Sind Betroffene von Menschenhandel ausreisepflichtig, so ist ihnen nach § 59 Abs. 7 AufenthG grundsätzlich eine Ausreisefrist von mindestens drei Monaten zu gewähren. Diese Zeit wird ihnen gewährt, um zu entscheiden, ob sie bereit sind, im Rahmen eines Strafverfahrens gegen die für den Menschenhandel verantwortlichen Personen auszusagen. Entscheiden sich die Betroffenen für eine Kooperation mit den Strafverfolgungsbehörden und erachten die Strafverfolgungsbehörden die Aussage der Person als notwendig für die Strafverfolgung, erhält die betroffene Person zunächst für ein Jahr eine Aufenthaltserlaubnis nach § 25 Abs. 4a oder b AufenthG. Diese kann nach Abschluss des Strafverfahrens verlängert werden.
Betroffene von Straftaten sind nach der Strafprozessordnung über ihre Rechte im, aber auch außerhalb des Strafverfahrens zu informieren (§ 406j StPO), dazu gehört auch: Der Hinweis auf Opferhilfeeinrichtungen und die Art der Unterstützung, die sie etwa in Form von Beratung oder einer psychosozialen Begleitung dort erhalten können. Der Hinweis muss frühzeitig, schriftlich und in einer für die Verletzten verständlichen Sprache erfolgen.
Für Fälle, in denen Betroffene von Menschenhandel einen Asylantrag stellen, gibt es für die Anhörung speziell ausgebildete Anhörer*innen (Sonderbeauftragte), die für die Anhörung von Betroffenen von Menschenhandel geschult sind. Betroffene haben das Recht, zu verlangen, dass sie von einer oder einem Sonderbeauftragten angehört werden.

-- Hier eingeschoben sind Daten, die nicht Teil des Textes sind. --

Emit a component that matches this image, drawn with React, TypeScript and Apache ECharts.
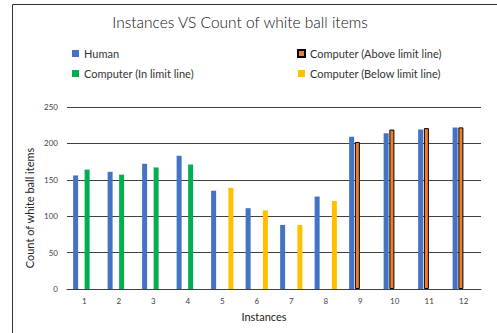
import React, { useEffect, useRef } from "react";
import * as echarts from "echarts";

const categories = ["1", "2", "3", "4", "5", "6", "7", "8", "9", "10", "11", "12"];
const human = [156, 161, 172, 183, 135, 111, 88, 127, 209, 214, 219, 222];
const computerAbove = [null, null, null, null, null, null, null, null, 202, 219, 221, 222];
const computerIn = [164, 157, 167, 171, null, null, null, null, null, null, null, null];
const computerBelow = [null, null, null, null, 139, 108, 88, 121, null, null, null, null];
const yTicks = { min: 0, max: 250, interval: 50 };

const FONT = "Lato, 'Open Sans', sans-serif";

export default function App() {
  const ref = useRef<HTMLDivElement>(null);
  useEffect(() => {
    if (!ref.current) return;
    const chart = echarts.init(ref.current, undefined, { renderer: "svg" });
    const legendText = { fontFamily: FONT, fontSize: 11, color: "#333" };
    chart.setOption({
      animation: false,
      backgroundColor: "#fff",
      title: {
        text: "Instances VS Count of white ball items",
        left: 240,
        top: 14,
        textAlign: "center",
        padding: 0,
        textStyle: { fontFamily: FONT, fontSize: 15.5, fontWeight: 300, color: "#111" },
      },
      legend: [
        {
          data: ["Human", "Computer (In limit line)"],
          orient: "vertical",
          left: 72,
          top: 48,
          padding: 0,
          itemWidth: 7,
          itemHeight: 7,
          itemGap: 9,
          textStyle: legendText,
          icon: "rect",
        },
        {
          data: ["Computer (Above limit line)", "Computer (Below limit line)"],
          orient: "vertical",
          left: 297,
          top: 48,
          padding: 0,
          itemWidth: 7,
          itemHeight: 7,
          itemGap: 9,
          textStyle: legendText,
          icon: "rect",
        },
      ],
      grid: { left: 67, right: 16, top: 107, bottom: 44, containLabel: false },
      xAxis: {
        type: "category",
        data: categories,
        axisTick: { show: false },
        axisLine: { lineStyle: { color: "#404040", width: 1 } },
        axisLabel: { fontFamily: FONT, fontSize: 8, color: "#404040", margin: 8 },
      },
      yAxis: {
        type: "value",
        min: yTicks.min,
        max: yTicks.max,
        interval: yTicks.interval,
        axisLine: { show: false },
        axisTick: { show: false },
        axisLabel: { fontFamily: FONT, fontSize: 8, color: "#404040", margin: 9 },
        splitLine: { lineStyle: { color: "#404040", width: 1 } },
      },
      series: [
        {
          name: "Human",
          type: "bar",
          data: human,
          barWidth: 5,
          barGap: "15%",
          barCategoryGap: "30%",
          itemStyle: { color: "#4472C4" },
        },
        {
          name: "Computer (Above limit line)",
          type: "bar",
          data: computerAbove,
          barWidth: 5,
          itemStyle: { color: "#ED7D31", borderColor: "#000", borderWidth: 1 },
        },
        {
          name: "Computer (In limit line)",
          type: "bar",
          data: computerIn,
          barWidth: 5,
          itemStyle: { color: "#00B050" },
        },
        {
          name: "Computer (Below limit line)",
          type: "bar",
          data: computerBelow,
          barWidth: 5,
          itemStyle: { color: "#FFC000" },
        },
      ],
      graphic: [
        {
          type: "rect",
          shape: { x: 12.5, y: 4.5, width: 600, height: 400 },
          style: { fill: "none", stroke: "#333", lineWidth: 1 },
          silent: true,
        },
        {
          type: "text",
          x: 29,
          y: 208,
          rotation: Math.PI / 2,
          style: {
            text: "Count of white ball items",
            fontFamily: FONT,
            fontSize: 11,
            fill: "#222",
            align: "center",
            verticalAlign: "middle",
          },
        },
        {
          type: "text",
          x: 264,
          y: 316,
          style: {
            text: "Instances",
            fontFamily: FONT,
            fontSize: 11,
            fill: "#222",
            align: "center",
            verticalAlign: "middle",
          },
        },
      ],
    });
    return () => chart.dispose();
  }, []);
  return (
    <div
      ref={ref}
      style={{ position: "absolute", left: 0, top: 0, width: 497, height: 333 }}
    />
  );
}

Die EU-Aufnahmerichtlinie sieht in den Artikeln 17 und 19 die Gewährung der notwendigen medizinischen und materiellen Hilfe für besonders schutzbedürftige Personen als Rechtsanspruch vor. Artikel 18 sieht vor, dass die Situation von schutzbedürftigen Personen bei der Unterbringung zu berücksichtigen ist.